══ Listed entries ══

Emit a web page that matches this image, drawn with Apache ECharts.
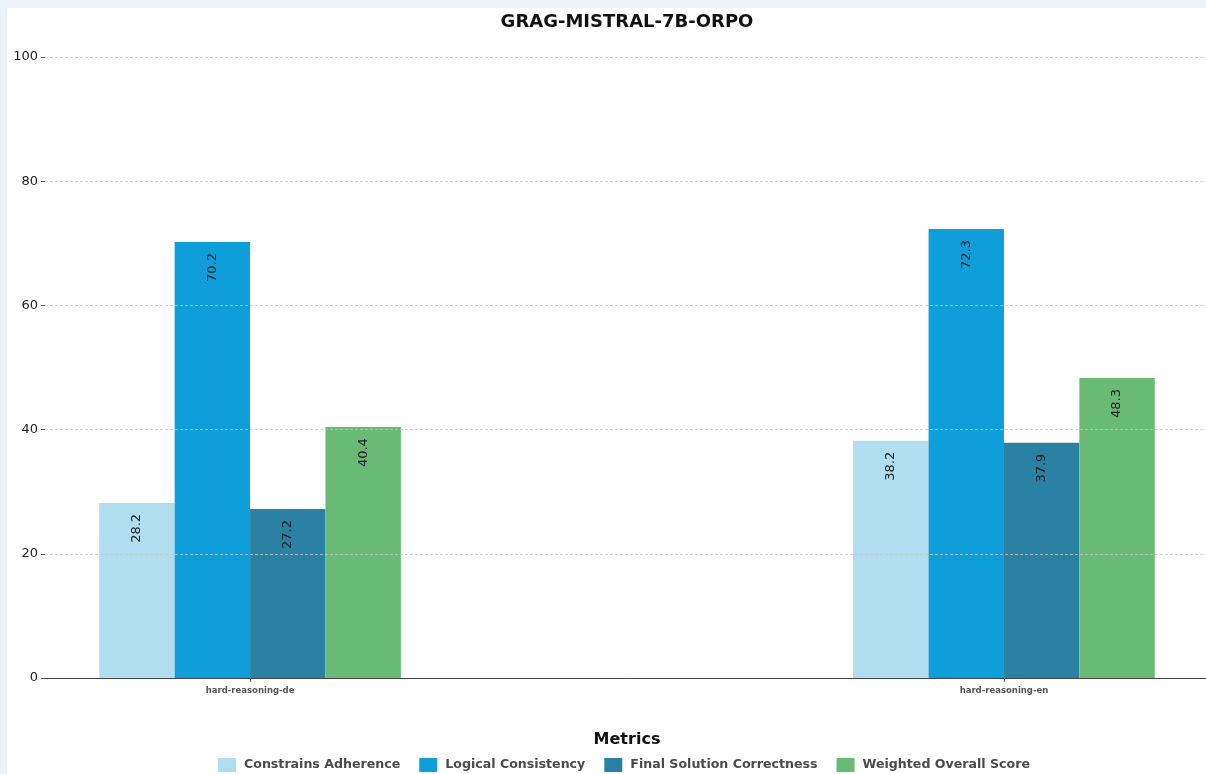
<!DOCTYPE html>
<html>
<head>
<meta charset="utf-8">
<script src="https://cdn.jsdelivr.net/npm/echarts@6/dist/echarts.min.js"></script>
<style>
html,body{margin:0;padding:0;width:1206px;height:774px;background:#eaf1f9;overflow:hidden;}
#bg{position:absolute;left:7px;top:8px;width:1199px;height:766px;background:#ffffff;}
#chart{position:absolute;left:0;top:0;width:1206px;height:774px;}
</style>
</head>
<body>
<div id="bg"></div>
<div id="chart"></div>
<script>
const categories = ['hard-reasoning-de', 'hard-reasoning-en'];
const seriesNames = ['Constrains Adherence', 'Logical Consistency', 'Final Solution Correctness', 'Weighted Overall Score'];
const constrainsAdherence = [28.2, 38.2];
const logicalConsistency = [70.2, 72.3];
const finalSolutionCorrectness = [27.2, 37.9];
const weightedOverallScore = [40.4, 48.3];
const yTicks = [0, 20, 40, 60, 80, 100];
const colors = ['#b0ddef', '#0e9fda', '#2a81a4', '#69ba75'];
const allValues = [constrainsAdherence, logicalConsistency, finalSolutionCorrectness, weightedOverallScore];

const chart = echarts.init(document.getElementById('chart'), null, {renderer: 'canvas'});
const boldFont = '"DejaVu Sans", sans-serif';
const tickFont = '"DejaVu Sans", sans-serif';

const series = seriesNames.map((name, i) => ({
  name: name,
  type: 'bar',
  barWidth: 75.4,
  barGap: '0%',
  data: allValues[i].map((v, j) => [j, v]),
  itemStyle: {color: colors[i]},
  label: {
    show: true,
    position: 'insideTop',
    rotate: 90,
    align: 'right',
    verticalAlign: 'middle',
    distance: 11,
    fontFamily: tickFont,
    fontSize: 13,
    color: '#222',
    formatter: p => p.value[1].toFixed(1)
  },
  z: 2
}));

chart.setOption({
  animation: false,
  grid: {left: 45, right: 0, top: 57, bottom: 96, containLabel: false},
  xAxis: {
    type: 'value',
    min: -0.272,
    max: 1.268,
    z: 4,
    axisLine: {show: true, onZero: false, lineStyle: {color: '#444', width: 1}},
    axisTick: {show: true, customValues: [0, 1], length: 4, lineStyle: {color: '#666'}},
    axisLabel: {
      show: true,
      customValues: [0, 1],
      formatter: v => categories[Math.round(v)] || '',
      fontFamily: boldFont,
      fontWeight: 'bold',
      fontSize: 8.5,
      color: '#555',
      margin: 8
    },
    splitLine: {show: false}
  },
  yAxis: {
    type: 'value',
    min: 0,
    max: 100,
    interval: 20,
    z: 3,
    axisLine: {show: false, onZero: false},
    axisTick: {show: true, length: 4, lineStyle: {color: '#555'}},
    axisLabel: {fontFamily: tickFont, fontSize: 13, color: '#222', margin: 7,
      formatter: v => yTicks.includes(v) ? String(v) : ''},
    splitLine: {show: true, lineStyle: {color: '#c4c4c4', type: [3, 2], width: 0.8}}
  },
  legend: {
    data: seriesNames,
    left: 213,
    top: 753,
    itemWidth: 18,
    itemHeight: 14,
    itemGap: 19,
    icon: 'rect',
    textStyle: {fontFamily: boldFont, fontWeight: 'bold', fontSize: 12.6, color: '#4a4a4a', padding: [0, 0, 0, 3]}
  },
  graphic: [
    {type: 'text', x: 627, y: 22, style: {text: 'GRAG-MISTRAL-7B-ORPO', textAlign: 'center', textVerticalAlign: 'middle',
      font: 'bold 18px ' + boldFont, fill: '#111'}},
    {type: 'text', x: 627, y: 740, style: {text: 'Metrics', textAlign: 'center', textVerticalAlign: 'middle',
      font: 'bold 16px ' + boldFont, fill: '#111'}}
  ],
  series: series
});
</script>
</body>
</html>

═══
══ Listed entries ══

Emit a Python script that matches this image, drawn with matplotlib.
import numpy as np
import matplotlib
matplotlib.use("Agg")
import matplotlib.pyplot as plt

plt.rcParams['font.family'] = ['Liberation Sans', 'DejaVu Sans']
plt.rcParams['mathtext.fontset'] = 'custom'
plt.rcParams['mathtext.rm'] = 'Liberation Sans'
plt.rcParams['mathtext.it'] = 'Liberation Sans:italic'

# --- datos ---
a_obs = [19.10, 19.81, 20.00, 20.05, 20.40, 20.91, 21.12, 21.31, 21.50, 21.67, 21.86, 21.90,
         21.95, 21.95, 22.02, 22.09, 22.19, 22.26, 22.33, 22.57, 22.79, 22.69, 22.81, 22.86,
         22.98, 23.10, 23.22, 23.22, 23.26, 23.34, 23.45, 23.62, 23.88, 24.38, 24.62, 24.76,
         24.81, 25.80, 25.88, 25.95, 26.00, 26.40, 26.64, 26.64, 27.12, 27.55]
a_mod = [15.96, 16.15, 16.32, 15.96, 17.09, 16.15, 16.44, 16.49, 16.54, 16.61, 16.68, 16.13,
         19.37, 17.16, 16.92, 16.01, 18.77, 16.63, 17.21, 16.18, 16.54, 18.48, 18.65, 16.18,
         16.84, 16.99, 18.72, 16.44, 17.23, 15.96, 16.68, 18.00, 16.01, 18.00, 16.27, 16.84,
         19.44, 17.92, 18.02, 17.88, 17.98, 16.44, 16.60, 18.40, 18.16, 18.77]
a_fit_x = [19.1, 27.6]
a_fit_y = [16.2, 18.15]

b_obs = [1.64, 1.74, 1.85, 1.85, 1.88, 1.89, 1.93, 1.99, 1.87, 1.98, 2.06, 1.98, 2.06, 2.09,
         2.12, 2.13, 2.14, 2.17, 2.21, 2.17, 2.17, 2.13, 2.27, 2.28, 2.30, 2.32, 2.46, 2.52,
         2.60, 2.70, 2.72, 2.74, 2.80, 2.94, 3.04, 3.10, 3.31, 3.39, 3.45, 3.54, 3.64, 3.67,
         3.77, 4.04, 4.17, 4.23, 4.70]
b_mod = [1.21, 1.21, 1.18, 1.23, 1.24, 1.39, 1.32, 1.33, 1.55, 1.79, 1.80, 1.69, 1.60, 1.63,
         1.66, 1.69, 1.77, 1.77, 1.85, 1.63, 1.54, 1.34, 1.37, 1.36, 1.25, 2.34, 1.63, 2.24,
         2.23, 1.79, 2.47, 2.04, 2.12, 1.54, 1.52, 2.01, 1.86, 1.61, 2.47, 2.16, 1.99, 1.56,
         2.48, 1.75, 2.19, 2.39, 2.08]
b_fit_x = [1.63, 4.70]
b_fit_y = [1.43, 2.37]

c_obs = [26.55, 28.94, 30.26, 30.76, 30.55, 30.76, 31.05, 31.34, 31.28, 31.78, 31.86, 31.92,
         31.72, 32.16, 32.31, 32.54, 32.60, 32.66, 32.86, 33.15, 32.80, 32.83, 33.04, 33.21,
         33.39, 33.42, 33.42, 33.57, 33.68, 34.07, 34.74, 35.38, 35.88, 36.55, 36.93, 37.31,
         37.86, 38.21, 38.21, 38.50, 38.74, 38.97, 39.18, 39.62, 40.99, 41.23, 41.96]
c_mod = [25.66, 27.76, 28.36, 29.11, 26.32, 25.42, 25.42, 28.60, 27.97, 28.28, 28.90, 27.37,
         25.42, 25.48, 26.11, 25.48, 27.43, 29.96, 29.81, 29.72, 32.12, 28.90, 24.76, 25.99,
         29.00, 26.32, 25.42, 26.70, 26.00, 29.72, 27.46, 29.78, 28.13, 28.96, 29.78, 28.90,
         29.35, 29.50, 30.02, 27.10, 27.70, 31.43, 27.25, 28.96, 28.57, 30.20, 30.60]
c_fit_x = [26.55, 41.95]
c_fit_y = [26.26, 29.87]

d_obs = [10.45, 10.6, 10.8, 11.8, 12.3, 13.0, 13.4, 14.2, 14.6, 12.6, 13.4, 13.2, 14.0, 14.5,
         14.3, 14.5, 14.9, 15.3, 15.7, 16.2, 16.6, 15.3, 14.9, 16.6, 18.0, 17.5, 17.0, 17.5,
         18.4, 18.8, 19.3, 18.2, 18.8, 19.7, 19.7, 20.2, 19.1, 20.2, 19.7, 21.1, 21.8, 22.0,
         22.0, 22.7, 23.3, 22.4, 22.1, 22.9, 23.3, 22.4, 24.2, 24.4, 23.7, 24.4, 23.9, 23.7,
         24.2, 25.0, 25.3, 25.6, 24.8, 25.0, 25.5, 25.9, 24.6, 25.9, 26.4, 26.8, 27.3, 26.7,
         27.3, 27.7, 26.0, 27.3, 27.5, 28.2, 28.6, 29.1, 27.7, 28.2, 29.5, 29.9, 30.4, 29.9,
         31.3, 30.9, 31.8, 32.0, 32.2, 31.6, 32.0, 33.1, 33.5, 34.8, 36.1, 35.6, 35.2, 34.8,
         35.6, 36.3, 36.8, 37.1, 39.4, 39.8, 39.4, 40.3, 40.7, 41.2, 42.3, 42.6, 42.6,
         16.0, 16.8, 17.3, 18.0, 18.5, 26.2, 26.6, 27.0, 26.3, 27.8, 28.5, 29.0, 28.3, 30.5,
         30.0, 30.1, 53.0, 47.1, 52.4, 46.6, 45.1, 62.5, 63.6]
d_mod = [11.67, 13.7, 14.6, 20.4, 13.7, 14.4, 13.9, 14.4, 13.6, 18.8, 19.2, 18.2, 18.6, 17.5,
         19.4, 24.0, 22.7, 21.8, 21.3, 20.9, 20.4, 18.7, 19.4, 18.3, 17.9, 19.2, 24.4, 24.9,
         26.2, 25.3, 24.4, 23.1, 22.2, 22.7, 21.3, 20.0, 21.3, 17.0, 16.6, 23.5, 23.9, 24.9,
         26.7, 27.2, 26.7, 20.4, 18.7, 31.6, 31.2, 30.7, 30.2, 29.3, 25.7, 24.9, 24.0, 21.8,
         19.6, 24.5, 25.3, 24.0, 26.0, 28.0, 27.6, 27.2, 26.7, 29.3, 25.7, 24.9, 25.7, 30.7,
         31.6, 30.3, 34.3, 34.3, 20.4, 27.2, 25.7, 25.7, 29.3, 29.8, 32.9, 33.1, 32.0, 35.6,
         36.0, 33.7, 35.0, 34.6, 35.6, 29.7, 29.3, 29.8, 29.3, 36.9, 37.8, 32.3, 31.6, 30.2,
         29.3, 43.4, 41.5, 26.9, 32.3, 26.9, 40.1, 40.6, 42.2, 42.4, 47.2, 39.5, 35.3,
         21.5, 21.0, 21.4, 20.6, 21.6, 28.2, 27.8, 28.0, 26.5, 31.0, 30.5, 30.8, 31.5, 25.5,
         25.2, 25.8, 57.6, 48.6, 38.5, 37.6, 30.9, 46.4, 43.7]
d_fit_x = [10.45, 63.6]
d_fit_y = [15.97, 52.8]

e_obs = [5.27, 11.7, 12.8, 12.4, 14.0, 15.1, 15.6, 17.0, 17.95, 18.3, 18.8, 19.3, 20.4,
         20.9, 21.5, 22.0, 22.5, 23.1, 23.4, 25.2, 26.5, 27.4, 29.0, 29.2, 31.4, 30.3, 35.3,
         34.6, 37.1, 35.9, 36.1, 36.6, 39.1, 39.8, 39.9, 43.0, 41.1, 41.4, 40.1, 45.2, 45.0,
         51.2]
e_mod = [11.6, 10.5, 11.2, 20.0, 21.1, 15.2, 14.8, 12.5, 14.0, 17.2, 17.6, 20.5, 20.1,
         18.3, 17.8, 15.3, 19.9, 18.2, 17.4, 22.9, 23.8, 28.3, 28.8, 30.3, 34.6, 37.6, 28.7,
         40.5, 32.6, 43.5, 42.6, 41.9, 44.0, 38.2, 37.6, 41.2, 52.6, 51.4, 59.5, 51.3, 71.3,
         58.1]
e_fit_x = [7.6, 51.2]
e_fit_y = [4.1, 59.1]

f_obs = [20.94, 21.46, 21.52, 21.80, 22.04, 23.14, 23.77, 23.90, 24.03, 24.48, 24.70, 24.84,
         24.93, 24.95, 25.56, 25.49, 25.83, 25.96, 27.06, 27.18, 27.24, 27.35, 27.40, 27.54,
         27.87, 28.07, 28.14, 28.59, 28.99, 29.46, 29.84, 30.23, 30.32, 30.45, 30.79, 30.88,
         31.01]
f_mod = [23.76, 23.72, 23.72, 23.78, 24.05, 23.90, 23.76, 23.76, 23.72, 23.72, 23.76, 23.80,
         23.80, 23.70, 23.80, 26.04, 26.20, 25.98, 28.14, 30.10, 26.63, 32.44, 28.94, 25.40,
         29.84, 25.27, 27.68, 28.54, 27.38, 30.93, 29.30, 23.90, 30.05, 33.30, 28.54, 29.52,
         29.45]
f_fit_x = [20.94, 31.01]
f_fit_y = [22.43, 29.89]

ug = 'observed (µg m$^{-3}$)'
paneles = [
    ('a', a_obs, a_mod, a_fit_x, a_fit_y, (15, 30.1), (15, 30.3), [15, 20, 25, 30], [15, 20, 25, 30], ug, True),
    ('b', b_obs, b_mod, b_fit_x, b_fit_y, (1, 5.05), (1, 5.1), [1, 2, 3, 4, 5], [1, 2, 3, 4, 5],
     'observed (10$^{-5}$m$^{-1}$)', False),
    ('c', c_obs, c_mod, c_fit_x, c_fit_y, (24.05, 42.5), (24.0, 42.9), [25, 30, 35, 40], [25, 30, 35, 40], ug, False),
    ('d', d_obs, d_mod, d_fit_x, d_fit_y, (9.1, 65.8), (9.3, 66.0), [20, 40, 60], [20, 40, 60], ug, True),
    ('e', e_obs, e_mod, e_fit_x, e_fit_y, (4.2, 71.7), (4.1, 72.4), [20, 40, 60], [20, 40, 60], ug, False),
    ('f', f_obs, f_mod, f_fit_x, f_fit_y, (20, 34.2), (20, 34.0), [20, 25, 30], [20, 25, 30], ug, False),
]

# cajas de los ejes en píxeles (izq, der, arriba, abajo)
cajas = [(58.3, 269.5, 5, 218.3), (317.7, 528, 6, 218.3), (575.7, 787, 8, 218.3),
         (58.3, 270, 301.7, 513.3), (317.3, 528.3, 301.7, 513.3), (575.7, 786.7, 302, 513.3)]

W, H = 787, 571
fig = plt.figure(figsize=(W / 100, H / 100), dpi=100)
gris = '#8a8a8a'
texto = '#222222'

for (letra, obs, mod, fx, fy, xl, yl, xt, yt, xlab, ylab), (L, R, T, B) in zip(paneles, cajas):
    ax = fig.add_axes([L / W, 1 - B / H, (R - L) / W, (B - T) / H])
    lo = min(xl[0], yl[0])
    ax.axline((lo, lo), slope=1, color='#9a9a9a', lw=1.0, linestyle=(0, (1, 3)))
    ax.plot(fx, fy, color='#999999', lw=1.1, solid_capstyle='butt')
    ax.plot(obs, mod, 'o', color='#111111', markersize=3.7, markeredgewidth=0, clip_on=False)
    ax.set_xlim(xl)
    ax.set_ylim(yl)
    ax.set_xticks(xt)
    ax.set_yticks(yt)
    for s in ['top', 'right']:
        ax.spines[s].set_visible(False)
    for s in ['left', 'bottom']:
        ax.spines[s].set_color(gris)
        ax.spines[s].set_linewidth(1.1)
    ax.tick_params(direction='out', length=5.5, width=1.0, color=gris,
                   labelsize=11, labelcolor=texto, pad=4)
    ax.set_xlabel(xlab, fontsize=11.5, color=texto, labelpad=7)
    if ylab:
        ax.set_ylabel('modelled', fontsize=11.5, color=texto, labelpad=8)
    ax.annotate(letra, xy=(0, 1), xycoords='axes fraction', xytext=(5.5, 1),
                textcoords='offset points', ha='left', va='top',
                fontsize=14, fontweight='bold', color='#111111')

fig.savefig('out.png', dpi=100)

═══
══ Listed entries ══

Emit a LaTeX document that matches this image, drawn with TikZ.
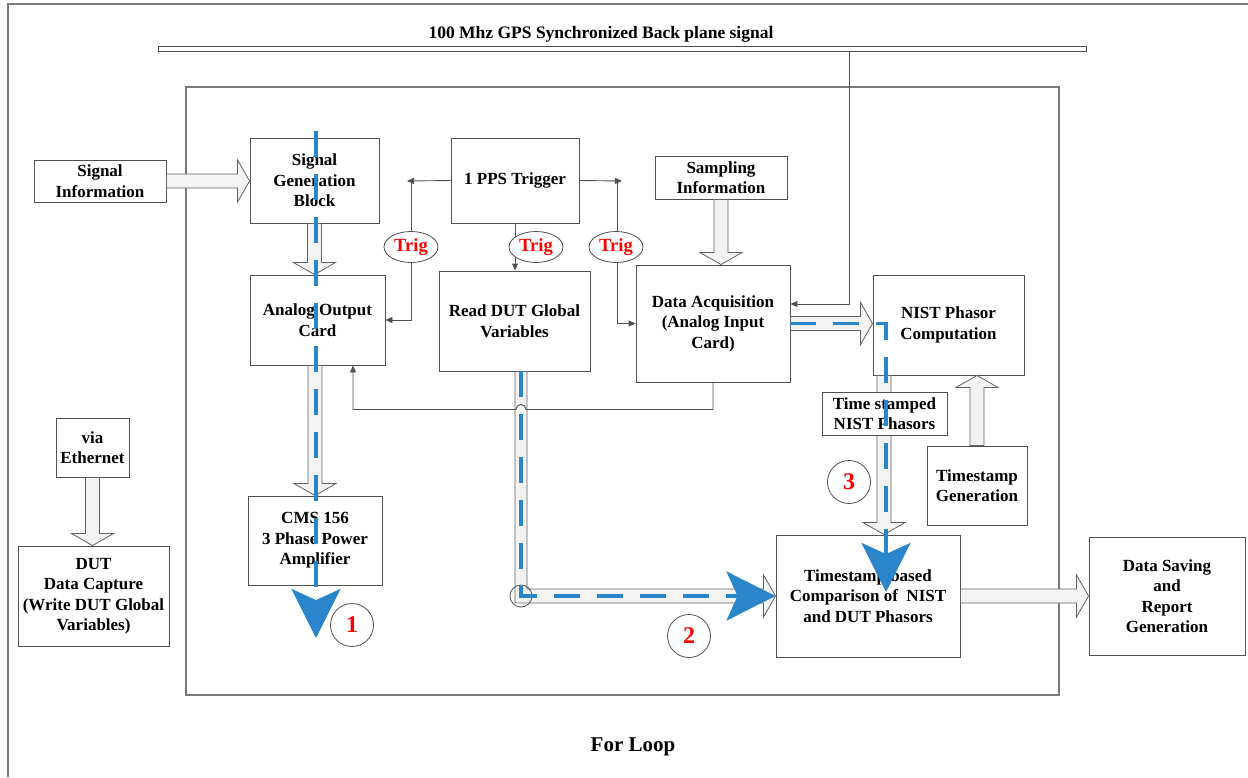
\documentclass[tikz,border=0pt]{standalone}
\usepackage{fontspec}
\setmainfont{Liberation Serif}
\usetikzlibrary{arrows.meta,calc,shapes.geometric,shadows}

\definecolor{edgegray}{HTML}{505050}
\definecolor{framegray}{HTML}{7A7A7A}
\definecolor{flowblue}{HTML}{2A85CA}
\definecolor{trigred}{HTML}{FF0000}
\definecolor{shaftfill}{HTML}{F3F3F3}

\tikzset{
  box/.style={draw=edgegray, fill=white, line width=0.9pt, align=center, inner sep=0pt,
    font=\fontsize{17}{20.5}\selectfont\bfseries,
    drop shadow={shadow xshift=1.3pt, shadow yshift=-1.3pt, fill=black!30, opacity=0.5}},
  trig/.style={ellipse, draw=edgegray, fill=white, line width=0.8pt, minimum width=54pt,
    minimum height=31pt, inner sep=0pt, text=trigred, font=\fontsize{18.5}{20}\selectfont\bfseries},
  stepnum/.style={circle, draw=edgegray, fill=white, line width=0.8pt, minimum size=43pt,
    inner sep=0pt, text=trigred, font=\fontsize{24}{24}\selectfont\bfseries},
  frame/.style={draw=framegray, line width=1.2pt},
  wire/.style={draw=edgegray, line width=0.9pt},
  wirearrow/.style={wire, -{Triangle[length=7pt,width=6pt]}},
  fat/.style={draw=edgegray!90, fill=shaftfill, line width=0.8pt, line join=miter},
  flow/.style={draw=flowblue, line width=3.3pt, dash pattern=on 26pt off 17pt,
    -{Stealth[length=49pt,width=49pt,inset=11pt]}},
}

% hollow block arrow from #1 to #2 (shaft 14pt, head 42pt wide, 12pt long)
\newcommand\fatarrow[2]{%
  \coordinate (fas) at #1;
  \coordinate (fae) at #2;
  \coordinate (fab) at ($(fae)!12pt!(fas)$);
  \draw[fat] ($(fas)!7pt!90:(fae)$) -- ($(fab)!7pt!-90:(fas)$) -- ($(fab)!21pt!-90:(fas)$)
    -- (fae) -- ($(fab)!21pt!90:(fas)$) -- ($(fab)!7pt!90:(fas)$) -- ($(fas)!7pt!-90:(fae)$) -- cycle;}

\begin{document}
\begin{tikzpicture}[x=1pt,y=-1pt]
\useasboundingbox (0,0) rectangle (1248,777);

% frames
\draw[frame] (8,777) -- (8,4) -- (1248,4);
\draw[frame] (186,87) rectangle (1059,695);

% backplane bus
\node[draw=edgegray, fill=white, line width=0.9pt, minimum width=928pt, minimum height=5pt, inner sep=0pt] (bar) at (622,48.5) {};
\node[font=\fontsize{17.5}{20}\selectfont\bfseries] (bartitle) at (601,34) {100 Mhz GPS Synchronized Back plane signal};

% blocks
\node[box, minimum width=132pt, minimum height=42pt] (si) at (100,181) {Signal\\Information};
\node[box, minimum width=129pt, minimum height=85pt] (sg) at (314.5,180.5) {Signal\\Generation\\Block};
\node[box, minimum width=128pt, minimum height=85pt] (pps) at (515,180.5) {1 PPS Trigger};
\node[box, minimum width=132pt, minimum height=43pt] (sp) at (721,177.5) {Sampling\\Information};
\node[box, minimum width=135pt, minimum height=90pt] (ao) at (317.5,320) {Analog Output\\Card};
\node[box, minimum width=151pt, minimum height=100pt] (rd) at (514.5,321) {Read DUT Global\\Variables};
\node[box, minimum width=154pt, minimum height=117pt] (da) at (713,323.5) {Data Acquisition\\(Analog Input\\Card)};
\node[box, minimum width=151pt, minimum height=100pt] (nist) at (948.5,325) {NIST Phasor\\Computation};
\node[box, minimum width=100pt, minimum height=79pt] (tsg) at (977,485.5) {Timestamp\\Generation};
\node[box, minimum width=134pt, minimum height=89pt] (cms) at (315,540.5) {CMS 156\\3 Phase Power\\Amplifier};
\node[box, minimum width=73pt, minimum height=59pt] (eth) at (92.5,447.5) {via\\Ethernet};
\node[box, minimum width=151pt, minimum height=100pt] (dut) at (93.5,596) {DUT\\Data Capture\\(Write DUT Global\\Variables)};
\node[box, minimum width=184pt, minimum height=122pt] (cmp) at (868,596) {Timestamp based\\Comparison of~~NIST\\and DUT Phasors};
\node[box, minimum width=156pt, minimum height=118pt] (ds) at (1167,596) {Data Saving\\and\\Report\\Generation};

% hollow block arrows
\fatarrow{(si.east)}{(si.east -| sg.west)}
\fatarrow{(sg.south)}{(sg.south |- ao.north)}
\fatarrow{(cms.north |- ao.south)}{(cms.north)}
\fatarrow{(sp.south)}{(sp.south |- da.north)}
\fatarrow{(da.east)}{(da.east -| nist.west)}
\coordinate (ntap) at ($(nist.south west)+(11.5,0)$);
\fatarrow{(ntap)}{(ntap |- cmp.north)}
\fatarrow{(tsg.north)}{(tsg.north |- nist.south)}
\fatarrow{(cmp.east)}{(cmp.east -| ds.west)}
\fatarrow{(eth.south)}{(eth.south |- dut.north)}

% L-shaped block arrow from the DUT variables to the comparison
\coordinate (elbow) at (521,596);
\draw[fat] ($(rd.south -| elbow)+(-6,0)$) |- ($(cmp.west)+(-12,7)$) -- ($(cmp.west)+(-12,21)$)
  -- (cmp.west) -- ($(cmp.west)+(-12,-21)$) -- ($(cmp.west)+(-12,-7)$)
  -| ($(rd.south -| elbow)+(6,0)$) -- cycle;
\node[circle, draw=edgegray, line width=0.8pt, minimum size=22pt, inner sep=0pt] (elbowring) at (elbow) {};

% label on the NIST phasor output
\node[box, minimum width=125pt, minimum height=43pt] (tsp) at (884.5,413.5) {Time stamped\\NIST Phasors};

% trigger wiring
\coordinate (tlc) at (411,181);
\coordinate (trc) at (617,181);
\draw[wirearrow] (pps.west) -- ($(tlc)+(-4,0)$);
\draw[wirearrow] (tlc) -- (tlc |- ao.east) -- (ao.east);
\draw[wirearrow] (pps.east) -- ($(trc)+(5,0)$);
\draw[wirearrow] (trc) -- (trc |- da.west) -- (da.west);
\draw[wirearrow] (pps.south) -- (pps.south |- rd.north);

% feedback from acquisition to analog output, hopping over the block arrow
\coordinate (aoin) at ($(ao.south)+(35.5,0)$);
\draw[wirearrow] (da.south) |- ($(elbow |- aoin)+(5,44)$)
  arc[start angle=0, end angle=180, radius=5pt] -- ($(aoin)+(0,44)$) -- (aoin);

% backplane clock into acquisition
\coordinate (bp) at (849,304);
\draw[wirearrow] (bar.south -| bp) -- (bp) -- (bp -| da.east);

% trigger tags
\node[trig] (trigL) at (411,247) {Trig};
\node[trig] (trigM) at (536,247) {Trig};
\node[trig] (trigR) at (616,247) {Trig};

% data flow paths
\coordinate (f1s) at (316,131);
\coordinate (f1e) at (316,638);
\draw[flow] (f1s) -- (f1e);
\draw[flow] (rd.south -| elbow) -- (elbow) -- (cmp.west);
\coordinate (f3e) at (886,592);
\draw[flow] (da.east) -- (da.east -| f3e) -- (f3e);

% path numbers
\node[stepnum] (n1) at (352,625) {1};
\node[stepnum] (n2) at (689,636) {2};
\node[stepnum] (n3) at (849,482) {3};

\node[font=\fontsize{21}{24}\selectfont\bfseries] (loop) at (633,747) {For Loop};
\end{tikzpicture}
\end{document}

═══

Goal:
Locate each line containing the string "this" and show it.

The response:
Emit a web page that matches this image, drawn with Apache ECharts.
Emit a Python script that matches this image, drawn with matplotlib.
Emit a LaTeX document that matches this image, drawn with TikZ.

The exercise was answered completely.